First, he has a very good understanding of the underlying intuitions of Marxist economic thought, as distinct from Marx’s – often unsuccessful – attempts to translate them into a formal theory. Secondly, he knows a lot about (non-Marxist) general equilibrium theory. In addition, he has a gift for exposition that helps the non-mathematical reader to understand what is going on, at least most of the time. The book has the rare virtue of being simple as well as profound.
Roemer consistently derives aggregate features of the capitalist economy from the rational behaviour of individual economic agents. This is against the grain of the Marxist tradition, which on the whole has embraced a methodological collectivism that feels no obligation to provide micro-foundations. Many writers, for instance, refer to the ‘interest of capital’ as an explanatory variable, even when the behaviour to be explained has no obvious benefits for the individual capitalist. Roemer rightly objects to this procedure: ‘It may be in the interests of capital as a whole to maintain discriminatory wage differentials for black and white workers of equal productivity, but why should the individual profit-maximising capitalist respect this differential when he or she can increase profits by unravelling the differential – that is, by hiring only black workers at a slightly higher wage than they are receiving under the racist regime?’ The importance of this attitude, as distinct from an emphasis on ‘tendencies’ and ‘organic wholes’, can hardly be overestimated.
Roemer’s positive contributions are of three kinds. First, he explores at some length the conditions for equilibrium in a capitalist economy, including such non-standard features as imperfect competition and variable utility functions for workers. Secondly, he raises a series of important questions about technical change under capitalism, with special emphasis on the interaction between working-class combativity and choice of technique. Here, incidentally, he makes an error when suggesting that the wage rate (an index of working-class combativity) should depend continuously on the set of input-output coefficients used in production. True, working-class consciousness is shaped in part by the structure of the work process, and differently-structured work processes will usually have different input-output coefficients: but there is no reason to believe that the impact of the structure is mediated by these coefficients, as seems to be required for the continuity assumption to make sense. And finally Roemer constructs an elegant typology of different kinds of crisis that can arise in a capitalist economy: profit squeeze crises, realisation crises and fiscal crises.

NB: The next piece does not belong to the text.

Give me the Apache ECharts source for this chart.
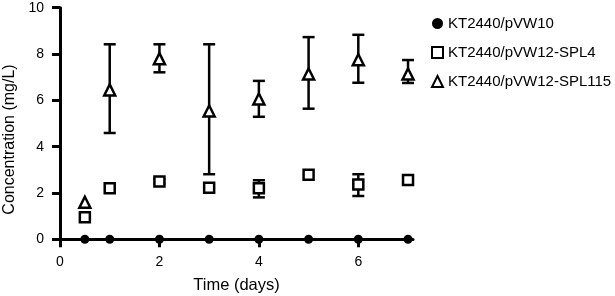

I cannot help feeling, however, that the ingenuity and the freshness of mind that Roemer brings to these problems are worthy of a more important task. He offers miscellaneous models and clarifications rather than a coherent view. Clearly, in writing this book, Roemer has taken Marxist economic theory as he found it and tried to make the best of it that could be made, rather than forget the tradition and start from scratch. From the concluding chapter it appears that he himself is aware of this need for a more radical departure. In particular, he argues that the division of society into classes should not be taken for granted by Marxists, but rather demonstrated as a theorem on more basic assumptions about individual behaviour. This program has already been carried out in a couple of recent articles, and Roemer also refers to a forthcoming book, A General Theory of Exploitation and Class. As far as one can judge from the samples now available, this will prove a milestone in the development of Marxist economic theory. In the meantime, readers who want to be brought up to date on Marxian economics should turn to the book under review, which supersedes all earlier expositions.